The Germans had quite a lot to be pissed off at by the time Hitler the war hero got involved in politics. While government officials and the ruling class, who held most of the power, viewed Hitler as a rabble-rousing thug, the middle class and the poor saw him as their savior. It didn’t help that Paul von Hindenburg publicly claimed that Germany didn’t lose the Great War to actual defeat, but to so-called “right-wingers” – among them Bolsheviks and Jews – who effectively stabbed Mother Germany in the back.
Hitler rode that sentiment to power. Once Nazism took hold, it exploded in popularity. There were millions of good Germans, but none of them stood up to the Nazis. The Treaty of Versailles gutted Germany’s military; the army was to have no more than 100,000 troops, they were banned from developing new weaponry, and the navy was reduced to a handful of ships and absolutely no submarines. Territory on both the East and West ends of Germany was taken by the Allies as buffer zones. If Germany tried to enter those areas – the Rhineland (defended by France) and Upper Silesia (defended by Poland) – the Allies were to immediately crush the German forces. Keeping all of this in mind it was hard even for good Germans to argue with Nazi propaganda.
While Nazism was on the rise in Germany, Hitler dreamed of finishing the Kaiser’s job and making Germany a massive superpower that ruled all of Europe. He wanted to annex Austria (a concept known as Anschluss), but his propaganda was first aimed at regaining territory that the Germans viewed as having been stolen from them. In 1936, Hitler sent German troops to re-militarize the Rhineland. German troops didn’t have tanks – most of them were either on foot or on bicycles, and most of them weren’t armed, but he wanted a dramatic show of power so the world would know that Germany was back. The French simply watched and did nothing with twelve whole battalions parked on the other side of the Rhine.

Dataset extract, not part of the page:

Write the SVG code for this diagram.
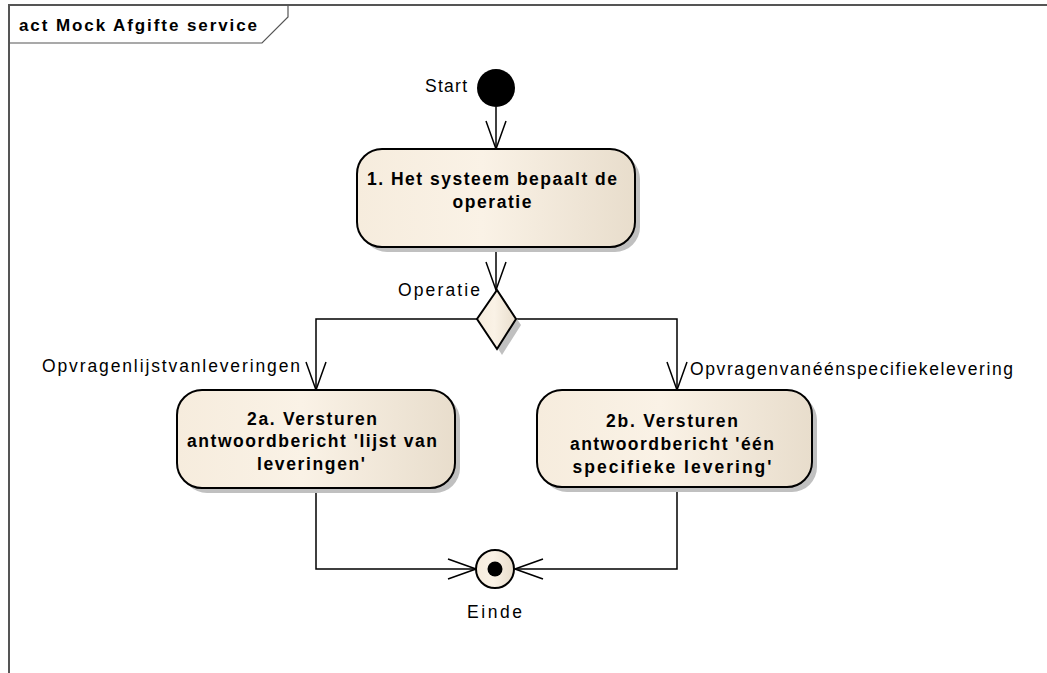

This emboldened Hitler. Two years later, Anschluss was carried out. The Allies were worried, but not worried enough to use force. Hitler started stomping his feet over the Sudetenland, a small patch of land that had been given to Czechoslovakia; the Allies secretly met and agreed (without consulting the Czechs, mind you) to give the Sudetenland back to Germany. Hitler smiled and then attacked the rest of Czechoslovakia, taking it over very quickly.
The Allies still didn’t want to go to war. Hitler was not making his aims a state secret, but nobody wanted to fight. They kept thinking that if they just talked enough, Hitler would agree to peace. Neville Chamberlain returned from the Munich talks, held the signed Munich Agreement aloft, and proclaimed, “peace in our time!” Winston Churchill was trying to warn everyone in British parliament that Hitler would never stop and war was inevitable; for that crime, he was expelled from parliament.
The Allies promised Poland that they would fight at all costs to protect Poland from Nazi Germany. Then, just after being named TIME Magazine’s “Man of the Year”, Adolf Hitler ordered the takeover of Poland. France and Britain discovered then that Germany, which they thought had been all but de-fanged and unable to carry on a war, had been secretly building its arms and troop numbers.
All of a sudden, beliefs that peace was possible dissolved into the reality that war was upon them.